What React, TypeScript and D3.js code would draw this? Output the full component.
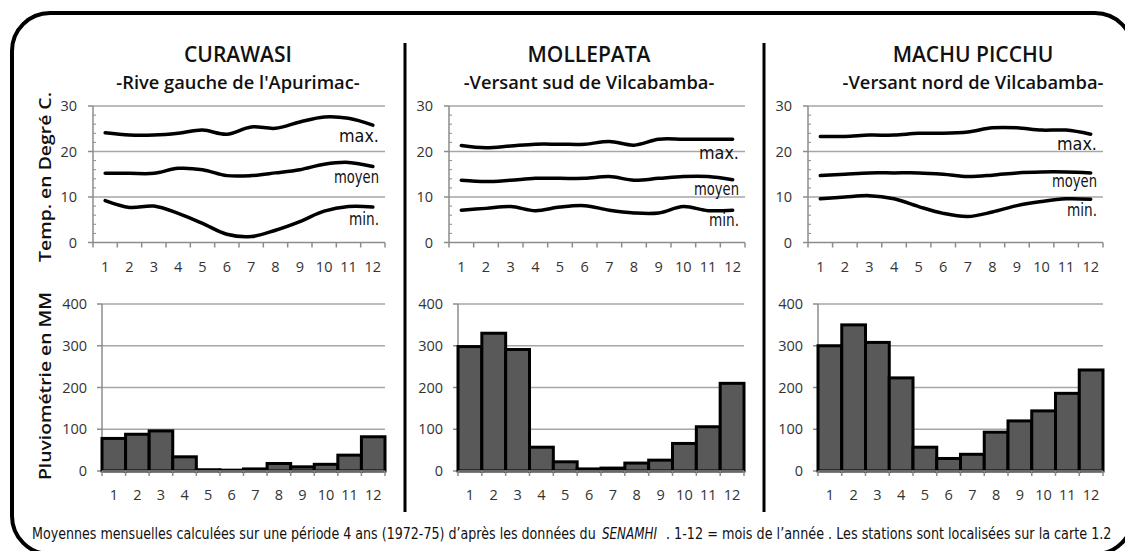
import React, { useLayoutEffect, useRef, useState } from "react";
import * as d3 from "d3";

// ---------- DATA ----------
const months = [1, 2, 3, 4, 5, 6, 7, 8, 9, 10, 11, 12];
const tempTicks = [0, 10, 20, 30];
const rainTicks = [0, 100, 200, 300, 400];

const curawasiMax = [24.1, 23.6, 23.6, 24.0, 24.7, 23.8, 25.4, 25.1, 26.5, 27.6, 27.3, 25.8];
const curawasiMoyen = [15.2, 15.2, 15.2, 16.3, 16.0, 14.7, 14.7, 15.3, 16.0, 17.2, 17.6, 16.7];
const curawasiMin = [9.2, 7.7, 8.0, 6.4, 4.2, 1.8, 1.3, 2.7, 4.6, 6.9, 7.9, 7.8];
const curawasiRain = [78, 88, 96, 34, 3, 2, 5, 18, 10, 16, 38, 82];

const mollepataMax = [21.3, 20.8, 21.2, 21.6, 21.6, 21.6, 22.2, 21.4, 22.7, 22.7, 22.7, 22.7];
const mollepataMoyen = [13.7, 13.4, 13.7, 14.1, 14.1, 14.1, 14.5, 13.7, 14.1, 14.5, 14.5, 13.8];
const mollepataMin = [7.1, 7.5, 7.9, 7.0, 7.8, 8.1, 7.1, 6.5, 6.5, 7.9, 7.0, 7.1];
const mollepataRain = [298, 330, 291, 57, 22, 5, 7, 19, 26, 66, 106, 210];

const machuMax = [23.3, 23.3, 23.6, 23.6, 24.0, 24.0, 24.3, 25.2, 25.2, 24.7, 24.7, 23.8];
const machuMoyen = [14.7, 15.0, 15.3, 15.3, 15.3, 15.0, 14.5, 14.8, 15.3, 15.5, 15.5, 15.3];
const machuMin = [9.6, 10.0, 10.3, 9.6, 7.9, 6.4, 5.7, 6.7, 8.1, 9.0, 9.6, 9.5];
const machuRain = [300, 350, 308, 223, 57, 30, 40, 93, 120, 144, 186, 242];

const seriesNames = ["max.", "moyen", "min."];

const footerParts = [
  "Moyennes mensuelles calculées sur une période 4 ans (1972-75) d’après les données du",
  "SENAMHI",
  ".  1-12 = mois de l’année . Les stations sont localisées sur la carte 1.2",
];

// ---------- LAYOUT ----------
const W = 1125;
const H = 551;
const TOP_Y0 = 242.5;
const TOP_Y1 = 106;
const BOT_Y0 = 471;
const BOT_Y1 = 304;

const panels = [
  {
    title: "CURAWASI",
    subtitle: "-Rive gauche de l'Apurimac-",
    titleX: 238,
    top: [93, 385],
    bottom: [102, 385],
    series: [curawasiMax, curawasiMoyen, curawasiMin],
    labelAt: [22.1, 13.1, 3.8],
    rain: curawasiRain,
  },
  {
    title: "MOLLEPATA",
    subtitle: "-Versant sud de Vilcabamba-",
    titleX: 589,
    top: [449, 745],
    bottom: [458, 744],
    series: [mollepataMax, mollepataMoyen, mollepataMin],
    labelAt: [18.4, 10.4, 3.6],
    rain: mollepataRain,
  },
  {
    title: "MACHU PICCHU",
    subtitle: "-Versant nord de Vilcabamba-",
    titleX: 973,
    top: [808, 1103],
    bottom: [818, 1103],
    series: [machuMax, machuMoyen, machuMin],
    labelAt: [20.3, 12.2, 5.8],
    rain: machuRain,
  },
];

const labelWidths = [40, 45, 30];
const footerSlots = [
  { x: 32, w: 564, italic: false },
  { x: 602, w: 55, italic: true },
  { x: 666, w: 446, italic: false },
];

const GRID = "#a6a6a6";
const AXIS = "#8c8c8c";
const TICKTXT = "#333";
const SANS = "'Open Sans', 'Noto Sans', sans-serif";
const NARROW = "'Liberation Sans Narrow', 'DejaVu Sans Condensed', 'Open Sans', sans-serif";

// Text that is scaled horizontally to a given width (so its real box matches)
function FitText({
  x,
  y,
  width,
  children,
  ...rest
}: { x: number; y: number; width: number; children: React.ReactNode; [k: string]: any }) {
  const ref = useRef<SVGTextElement>(null);
  const [sx, setSx] = useState(1);
  useLayoutEffect(() => {
    if (ref.current) {
      const w = ref.current.getComputedTextLength();
      if (w > 0) setSx(width / w);
    }
  }, [width, children]);
  return (
    <g transform={`translate(${x},${y}) scale(${sx},1)`}>
      <text ref={ref} x={0} y={0} {...rest}>
        {children}
      </text>
    </g>
  );
}

function Panel({ p }: { p: (typeof panels)[number] }) {
  const xT = d3.scaleBand<number>().domain(months).range(p.top as [number, number]).padding(0);
  const yT = d3.scaleLinear().domain([0, 30]).range([TOP_Y0, TOP_Y1]);
  const xB = d3.scaleBand<number>().domain(months).range(p.bottom as [number, number]).padding(0);
  const yB = d3.scaleLinear().domain([0, 400]).range([BOT_Y0, BOT_Y1]);

  const line = d3
    .line<number>()
    .x((_, i) => (xT(months[i]) as number) + xT.bandwidth() / 2)
    .y((d) => yT(d))
    .curve(d3.curveCatmullRom.alpha(0.5));

  const minor = d3.range(0, 31, 2).filter((v) => v % 10 !== 0);
  const [tx0, tx1] = p.top;
  const [bx0, bx1] = p.bottom;
  const tBounds = months.map((m) => xT(m) as number).concat([tx1]);
  const bBounds = months.map((m) => xB(m) as number).concat([bx1]);

  return (
    <g>
      <text x={p.titleX} y={62} textAnchor="middle" fontFamily={SANS} fontWeight={600} fontSize={21} fill="#111">
        {p.title}
      </text>
      <text x={p.titleX} y={89} textAnchor="middle" fontFamily={SANS} fontWeight={600} fontSize={18.3} fill="#111">
        {p.subtitle}
      </text>

      {/* temperature chart */}
      {tempTicks.filter((t) => t > 0).map((t) => (
        <line key={"tg" + t} x1={tx0} x2={tx1} y1={yT(t)} y2={yT(t)} stroke={GRID} strokeWidth={1.5} />
      ))}
      <line x1={tx0} x2={tx0} y1={yT(0)} y2={yT(30)} stroke={AXIS} strokeWidth={1.5} />
      <line x1={tx0} x2={tx1} y1={yT(0)} y2={yT(0)} stroke={AXIS} strokeWidth={1.5} />
      {tempTicks.map((t) => (
        <line key={"tt" + t} x1={tx0 - 5} x2={tx0} y1={yT(t)} y2={yT(t)} stroke={AXIS} strokeWidth={1.5} />
      ))}
      {minor.map((t) => (
        <line key={"tm" + t} x1={tx0} x2={tx0 + 3} y1={yT(t)} y2={yT(t)} stroke={AXIS} strokeWidth={1} />
      ))}
      {tBounds.map((x, i) => (
        <line key={"tb" + i} x1={x} x2={x} y1={yT(0)} y2={yT(0) + 5} stroke={AXIS} strokeWidth={1.5} />
      ))}
      {tempTicks.map((t) => (
        <text key={"tl" + t} x={tx0 - 16} y={yT(t) + 5} textAnchor="end" fontFamily={SANS} fontSize={14.5} fill={TICKTXT}>
          {t}
        </text>
      ))}
      {months.map((m) => (
        <text key={"tx" + m} x={(xT(m) as number) + xT.bandwidth() / 2} y={272} textAnchor="middle" fontFamily={SANS} fontSize={14.5} fill={TICKTXT}>
          {m}
        </text>
      ))}
      {p.series.map((s, i) => (
        <path key={"ln" + i} d={line(s) as string} fill="none" stroke="#000" strokeWidth={3.5} strokeLinejoin="round" strokeLinecap="round" />
      ))}
      {seriesNames.map((n, i) => (
        <FitText
          key={"lab" + i}
          x={tx1 - 6 - labelWidths[i]}
          y={yT(p.labelAt[i])}
          width={labelWidths[i]}
          fontFamily={NARROW}
          fontSize={17}
          fill="#111"
        >
          {n}
        </FitText>
      ))}

      {/* rainfall chart */}
      {rainTicks.filter((t) => t > 0).map((t) => (
        <line key={"bg" + t} x1={bx0} x2={bx1} y1={yB(t)} y2={yB(t)} stroke={GRID} strokeWidth={1.5} />
      ))}
      <line x1={bx0} x2={bx0} y1={yB(0)} y2={yB(400)} stroke={AXIS} strokeWidth={1.5} />
      {rainTicks.map((t) => (
        <line key={"bt" + t} x1={bx0 - 5} x2={bx0} y1={yB(t)} y2={yB(t)} stroke={AXIS} strokeWidth={1.5} />
      ))}
      {p.rain.map((v, i) => (
        <rect
          key={"bar" + i}
          x={xB(months[i]) as number}
          width={xB.bandwidth()}
          y={yB(v)}
          height={yB(0) - yB(v)}
          fill="#595959"
          stroke="#000"
          strokeWidth={3}
        />
      ))}
      <line x1={bx0} x2={bx1} y1={yB(0)} y2={yB(0)} stroke={AXIS} strokeWidth={1.5} />
      {bBounds.map((x, i) => (
        <line key={"bb" + i} x1={x} x2={x} y1={yB(0)} y2={yB(0) + 5} stroke={AXIS} strokeWidth={1.5} />
      ))}
      {rainTicks.map((t) => (
        <text key={"bl" + t} x={bx0 - 15} y={yB(t) + 5} textAnchor="end" fontFamily={SANS} fontSize={14.5} fill={TICKTXT}>
          {t}
        </text>
      ))}
      {months.map((m) => (
        <text key={"bx" + m} x={(xB(m) as number) + xB.bandwidth() / 2} y={500} textAnchor="middle" fontFamily={SANS} fontSize={14.5} fill={TICKTXT}>
          {m}
        </text>
      ))}
    </g>
  );
}

export default function App() {
  return (
    <div style={{ position: "absolute", left: 0, top: 0 }}>
      <svg width={W} height={H} viewBox={`0 0 ${W} ${H}`} style={{ display: "block", background: "#fff" }}>
        <rect x={0} y={0} width={W} height={H} fill="#fff" />
        <rect x={12} y={13} width={1121} height={541} rx={38} ry={38} fill="none" stroke="#000" strokeWidth={4} />
        <line x1={405} x2={405} y1={43} y2={512} stroke="#000" strokeWidth={3} />
        <line x1={764} x2={764} y1={43} y2={512} stroke="#000" strokeWidth={3} />

        <text
          transform="translate(51,177) rotate(-90)"
          textAnchor="middle"
          fontFamily={SANS}
          fontWeight={600}
          fontSize={17}
          fill="#111"
          textLength={170}
          lengthAdjust="spacingAndGlyphs"
        >
          Temp. en Degré C.
        </text>
        <text
          transform="translate(51,386) rotate(-90)"
          textAnchor="middle"
          fontFamily={SANS}
          fontWeight={600}
          fontSize={17}
          fill="#111"
          textLength={188}
          lengthAdjust="spacingAndGlyphs"
        >
          Pluviométrie en MM
        </text>

        {panels.map((p) => (
          <Panel key={p.title} p={p} />
        ))}

        {footerParts.map((t, i) => (
          <FitText
            key={"f" + i}
            x={footerSlots[i].x}
            y={539}
            width={footerSlots[i].w}
            fontFamily={NARROW}
            fontStyle={footerSlots[i].italic ? "italic" : "normal"}
            fontSize={16}
            fill="#111"
          >
            {t}
          </FitText>
        ))}
      </svg>
    </div>
  );
}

##############################

Go from the first line of the listing to the line holding "66, 106, 210];" and, please, transcribe those lines exactly, both included, with no pictures.

--- SOLUTION FOR THIS EXERCISE ---
What React, TypeScript and D3.js code would draw this? Output the full component.
import React, { useLayoutEffect, useRef, useState } from "react";
import * as d3 from "d3";

// ---------- DATA ----------
const months = [1, 2, 3, 4, 5, 6, 7, 8, 9, 10, 11, 12];
const tempTicks = [0, 10, 20, 30];
const rainTicks = [0, 100, 200, 300, 400];

const curawasiMax = [24.1, 23.6, 23.6, 24.0, 24.7, 23.8, 25.4, 25.1, 26.5, 27.6, 27.3, 25.8];
const curawasiMoyen = [15.2, 15.2, 15.2, 16.3, 16.0, 14.7, 14.7, 15.3, 16.0, 17.2, 17.6, 16.7];
const curawasiMin = [9.2, 7.7, 8.0, 6.4, 4.2, 1.8, 1.3, 2.7, 4.6, 6.9, 7.9, 7.8];
const curawasiRain = [78, 88, 96, 34, 3, 2, 5, 18, 10, 16, 38, 82];

const mollepataMax = [21.3, 20.8, 21.2, 21.6, 21.6, 21.6, 22.2, 21.4, 22.7, 22.7, 22.7, 22.7];
const mollepataMoyen = [13.7, 13.4, 13.7, 14.1, 14.1, 14.1, 14.5, 13.7, 14.1, 14.5, 14.5, 13.8];
const mollepataMin = [7.1, 7.5, 7.9, 7.0, 7.8, 8.1, 7.1, 6.5, 6.5, 7.9, 7.0, 7.1];
const mollepataRain = [298, 330, 291, 57, 22, 5, 7, 19, 26, 66, 106, 210];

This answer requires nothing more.